Quote the data below in full, minus the images.

_ _ _ _

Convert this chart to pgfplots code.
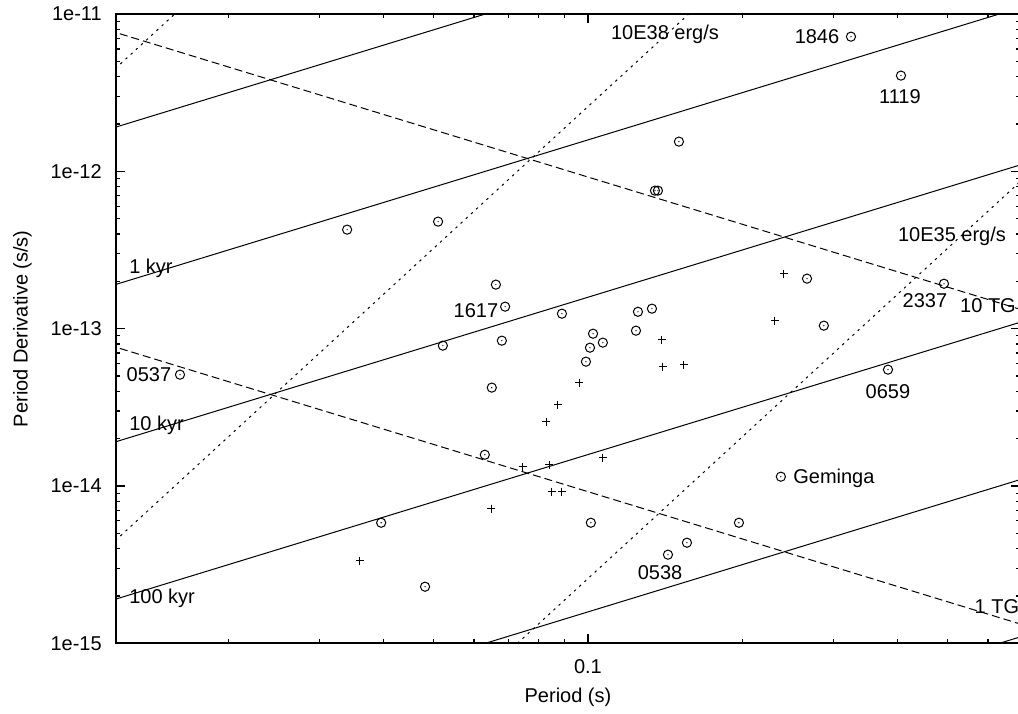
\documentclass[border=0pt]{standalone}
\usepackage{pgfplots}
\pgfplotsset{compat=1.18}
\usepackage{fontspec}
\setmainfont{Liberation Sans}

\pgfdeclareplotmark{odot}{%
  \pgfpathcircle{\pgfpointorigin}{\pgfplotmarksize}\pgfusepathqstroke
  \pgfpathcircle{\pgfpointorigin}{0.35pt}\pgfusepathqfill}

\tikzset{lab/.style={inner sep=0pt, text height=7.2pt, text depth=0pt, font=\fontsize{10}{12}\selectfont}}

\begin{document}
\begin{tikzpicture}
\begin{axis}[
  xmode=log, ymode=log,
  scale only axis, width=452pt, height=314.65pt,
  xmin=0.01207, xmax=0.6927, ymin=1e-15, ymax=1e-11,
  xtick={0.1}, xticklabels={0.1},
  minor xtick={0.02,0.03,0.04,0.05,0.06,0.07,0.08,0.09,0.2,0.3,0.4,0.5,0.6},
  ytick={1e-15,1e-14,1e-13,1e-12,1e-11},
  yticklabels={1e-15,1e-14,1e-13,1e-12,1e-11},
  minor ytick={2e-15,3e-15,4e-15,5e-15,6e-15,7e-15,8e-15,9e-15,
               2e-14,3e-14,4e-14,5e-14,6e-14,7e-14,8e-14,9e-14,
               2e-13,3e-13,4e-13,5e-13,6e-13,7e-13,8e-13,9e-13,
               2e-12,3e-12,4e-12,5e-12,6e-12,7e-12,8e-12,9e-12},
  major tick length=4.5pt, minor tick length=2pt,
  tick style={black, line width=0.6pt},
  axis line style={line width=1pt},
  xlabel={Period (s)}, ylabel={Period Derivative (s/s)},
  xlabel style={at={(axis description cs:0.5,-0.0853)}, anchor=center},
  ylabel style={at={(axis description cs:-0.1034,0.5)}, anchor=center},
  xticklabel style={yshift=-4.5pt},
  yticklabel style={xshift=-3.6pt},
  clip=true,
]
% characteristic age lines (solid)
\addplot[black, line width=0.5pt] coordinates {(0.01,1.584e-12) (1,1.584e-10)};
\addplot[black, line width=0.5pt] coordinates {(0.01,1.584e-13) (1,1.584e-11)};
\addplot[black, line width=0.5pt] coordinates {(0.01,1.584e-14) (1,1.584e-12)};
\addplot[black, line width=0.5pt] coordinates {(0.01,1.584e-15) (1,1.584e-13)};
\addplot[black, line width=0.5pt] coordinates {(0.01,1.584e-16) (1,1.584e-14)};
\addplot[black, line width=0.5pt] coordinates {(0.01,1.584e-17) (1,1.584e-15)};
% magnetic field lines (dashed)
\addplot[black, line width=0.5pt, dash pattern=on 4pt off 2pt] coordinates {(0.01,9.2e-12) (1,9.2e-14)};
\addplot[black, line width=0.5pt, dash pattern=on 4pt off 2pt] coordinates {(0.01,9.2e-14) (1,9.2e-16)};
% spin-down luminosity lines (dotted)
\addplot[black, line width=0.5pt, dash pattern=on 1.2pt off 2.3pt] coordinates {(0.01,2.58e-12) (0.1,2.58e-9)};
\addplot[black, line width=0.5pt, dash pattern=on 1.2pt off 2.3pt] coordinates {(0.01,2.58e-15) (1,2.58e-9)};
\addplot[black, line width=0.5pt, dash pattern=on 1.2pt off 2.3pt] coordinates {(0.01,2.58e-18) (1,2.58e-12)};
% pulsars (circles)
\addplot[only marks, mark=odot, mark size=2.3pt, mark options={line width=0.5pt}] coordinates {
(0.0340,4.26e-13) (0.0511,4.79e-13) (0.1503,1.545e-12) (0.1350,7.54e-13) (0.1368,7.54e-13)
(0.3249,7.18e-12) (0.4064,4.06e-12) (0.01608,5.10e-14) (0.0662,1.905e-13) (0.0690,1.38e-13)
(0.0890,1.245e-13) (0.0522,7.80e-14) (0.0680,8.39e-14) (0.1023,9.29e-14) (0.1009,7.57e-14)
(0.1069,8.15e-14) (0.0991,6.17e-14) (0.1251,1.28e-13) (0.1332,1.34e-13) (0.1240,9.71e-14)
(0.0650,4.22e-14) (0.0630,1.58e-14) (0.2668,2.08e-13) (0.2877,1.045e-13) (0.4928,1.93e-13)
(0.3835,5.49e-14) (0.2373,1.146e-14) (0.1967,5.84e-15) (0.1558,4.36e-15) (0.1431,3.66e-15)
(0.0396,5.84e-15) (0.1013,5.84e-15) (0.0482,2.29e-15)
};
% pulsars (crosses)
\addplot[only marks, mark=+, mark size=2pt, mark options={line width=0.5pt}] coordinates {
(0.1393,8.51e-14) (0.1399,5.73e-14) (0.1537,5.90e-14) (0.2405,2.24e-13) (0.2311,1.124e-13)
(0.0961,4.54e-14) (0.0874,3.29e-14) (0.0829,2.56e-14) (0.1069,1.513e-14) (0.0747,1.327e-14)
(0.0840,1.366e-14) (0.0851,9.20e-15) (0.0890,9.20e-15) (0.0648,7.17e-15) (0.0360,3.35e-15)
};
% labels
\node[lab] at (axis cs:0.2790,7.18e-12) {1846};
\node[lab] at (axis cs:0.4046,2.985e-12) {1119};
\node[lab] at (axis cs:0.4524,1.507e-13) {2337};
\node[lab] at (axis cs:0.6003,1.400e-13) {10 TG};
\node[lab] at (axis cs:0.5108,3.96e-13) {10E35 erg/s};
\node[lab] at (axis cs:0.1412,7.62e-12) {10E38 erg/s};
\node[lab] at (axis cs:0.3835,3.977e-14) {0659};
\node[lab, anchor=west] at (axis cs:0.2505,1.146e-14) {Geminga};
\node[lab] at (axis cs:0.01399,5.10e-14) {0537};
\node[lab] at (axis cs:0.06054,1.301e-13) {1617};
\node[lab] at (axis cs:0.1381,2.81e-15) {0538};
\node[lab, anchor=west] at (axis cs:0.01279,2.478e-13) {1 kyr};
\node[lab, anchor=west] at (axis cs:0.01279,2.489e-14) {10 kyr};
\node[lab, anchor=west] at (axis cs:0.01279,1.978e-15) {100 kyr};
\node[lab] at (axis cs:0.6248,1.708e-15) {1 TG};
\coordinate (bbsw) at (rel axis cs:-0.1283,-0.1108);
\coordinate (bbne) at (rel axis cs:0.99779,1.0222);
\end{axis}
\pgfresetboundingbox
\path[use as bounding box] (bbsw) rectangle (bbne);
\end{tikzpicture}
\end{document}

_ _ _ _

- Result of the exercise -
Convert this chart to pgfplots code.
\documentclass[border=0pt]{standalone}
\usepackage{pgfplots}
\pgfplotsset{compat=1.18}
\usepackage{fontspec}
\setmainfont{Liberation Sans}

\pgfdeclareplotmark{odot}{%
  \pgfpathcircle{\pgfpointorigin}{\pgfplotmarksize}\pgfusepathqstroke
  \pgfpathcircle{\pgfpointorigin}{0.35pt}\pgfusepathqfill}

\tikzset{lab/.style={inner sep=0pt, text height=7.2pt, text depth=0pt, font=\fontsize{10}{12}\selectfont}}

\begin{document}
\begin{tikzpicture}
\begin{axis}[
  xmode=log, ymode=log,
  scale only axis, width=452pt, height=314.65pt,
  xmin=0.01207, xmax=0.6927, ymin=1e-15, ymax=1e-11,
  xtick={0.1}, xticklabels={0.1},
  minor xtick={0.02,0.03,0.04,0.05,0.06,0.07,0.08,0.09,0.2,0.3,0.4,0.5,0.6},
  ytick={1e-15,1e-14,1e-13,1e-12,1e-11},
  yticklabels={1e-15,1e-14,1e-13,1e-12,1e-11},
  minor ytick={2e-15,3e-15,4e-15,5e-15,6e-15,7e-15,8e-15,9e-15,
               2e-14,3e-14,4e-14,5e-14,6e-14,7e-14,8e-14,9e-14,
               2e-13,3e-13,4e-13,5e-13,6e-13,7e-13,8e-13,9e-13,
               2e-12,3e-12,4e-12,5e-12,6e-12,7e-12,8e-12,9e-12},
  major tick length=4.5pt, minor tick length=2pt,
  tick style={black, line width=0.6pt},
  axis line style={line width=1pt},
  xlabel={Period (s)}, ylabel={Period Derivative (s/s)},
  xlabel style={at={(axis description cs:0.5,-0.0853)}, anchor=center},
  ylabel style={at={(axis description cs:-0.1034,0.5)}, anchor=center},
  xticklabel style={yshift=-4.5pt},
  yticklabel style={xshift=-3.6pt},
  clip=true,
]
% characteristic age lines (solid)
\addplot[black, line width=0.5pt] coordinates {(0.01,1.584e-12) (1,1.584e-10)};
\addplot[black, line width=0.5pt] coordinates {(0.01,1.584e-13) (1,1.584e-11)};
\addplot[black, line width=0.5pt] coordinates {(0.01,1.584e-14) (1,1.584e-12)};
\addplot[black, line width=0.5pt] coordinates {(0.01,1.584e-15) (1,1.584e-13)};
\addplot[black, line width=0.5pt] coordinates {(0.01,1.584e-16) (1,1.584e-14)};
\addplot[black, line width=0.5pt] coordinates {(0.01,1.584e-17) (1,1.584e-15)};
% magnetic field lines (dashed)
\addplot[black, line width=0.5pt, dash pattern=on 4pt off 2pt] coordinates {(0.01,9.2e-12) (1,9.2e-14)};
\addplot[black, line width=0.5pt, dash pattern=on 4pt off 2pt] coordinates {(0.01,9.2e-14) (1,9.2e-16)};
% spin-down luminosity lines (dotted)
\addplot[black, line width=0.5pt, dash pattern=on 1.2pt off 2.3pt] coordinates {(0.01,2.58e-12) (0.1,2.58e-9)};
\addplot[black, line width=0.5pt, dash pattern=on 1.2pt off 2.3pt] coordinates {(0.01,2.58e-15) (1,2.58e-9)};
\addplot[black, line width=0.5pt, dash pattern=on 1.2pt off 2.3pt] coordinates {(0.01,2.58e-18) (1,2.58e-12)};
% pulsars (circles)
\addplot[only marks, mark=odot, mark size=2.3pt, mark options={line width=0.5pt}] coordinates {
(0.0340,4.26e-13) (0.0511,4.79e-13) (0.1503,1.545e-12) (0.1350,7.54e-13) (0.1368,7.54e-13)
(0.3249,7.18e-12) (0.4064,4.06e-12) (0.01608,5.10e-14) (0.0662,1.905e-13) (0.0690,1.38e-13)
(0.0890,1.245e-13) (0.0522,7.80e-14) (0.0680,8.39e-14) (0.1023,9.29e-14) (0.1009,7.57e-14)
(0.1069,8.15e-14) (0.0991,6.17e-14) (0.1251,1.28e-13) (0.1332,1.34e-13) (0.1240,9.71e-14)
(0.0650,4.22e-14) (0.0630,1.58e-14) (0.2668,2.08e-13) (0.2877,1.045e-13) (0.4928,1.93e-13)
(0.3835,5.49e-14) (0.2373,1.146e-14) (0.1967,5.84e-15) (0.1558,4.36e-15) (0.1431,3.66e-15)
(0.0396,5.84e-15) (0.1013,5.84e-15) (0.0482,2.29e-15)
};
% pulsars (crosses)
\addplot[only marks, mark=+, mark size=2pt, mark options={line width=0.5pt}] coordinates {
(0.1393,8.51e-14) (0.1399,5.73e-14) (0.1537,5.90e-14) (0.2405,2.24e-13) (0.2311,1.124e-13)
(0.0961,4.54e-14) (0.0874,3.29e-14) (0.0829,2.56e-14) (0.1069,1.513e-14) (0.0747,1.327e-14)
(0.0840,1.366e-14) (0.0851,9.20e-15) (0.0890,9.20e-15) (0.0648,7.17e-15) (0.0360,3.35e-15)
};
% labels
\node[lab] at (axis cs:0.2790,7.18e-12) {1846};
\node[lab] at (axis cs:0.4046,2.985e-12) {1119};
\node[lab] at (axis cs:0.4524,1.507e-13) {2337};
\node[lab] at (axis cs:0.6003,1.400e-13) {10 TG};
\node[lab] at (axis cs:0.5108,3.96e-13) {10E35 erg/s};
\node[lab] at (axis cs:0.1412,7.62e-12) {10E38 erg/s};
\node[lab] at (axis cs:0.3835,3.977e-14) {0659};
\node[lab, anchor=west] at (axis cs:0.2505,1.146e-14) {Geminga};
\node[lab] at (axis cs:0.01399,5.10e-14) {0537};
\node[lab] at (axis cs:0.06054,1.301e-13) {1617};
\node[lab] at (axis cs:0.1381,2.81e-15) {0538};
\node[lab, anchor=west] at (axis cs:0.01279,2.478e-13) {1 kyr};
\node[lab, anchor=west] at (axis cs:0.01279,2.489e-14) {10 kyr};
\node[lab, anchor=west] at (axis cs:0.01279,1.978e-15) {100 kyr};
\node[lab] at (axis cs:0.6248,1.708e-15) {1 TG};
\coordinate (bbsw) at (rel axis cs:-0.1283,-0.1108);
\coordinate (bbne) at (rel axis cs:0.99779,1.0222);
\end{axis}
\pgfresetboundingbox
\path[use as bounding box] (bbsw) rectangle (bbne);
\end{tikzpicture}
\end{document}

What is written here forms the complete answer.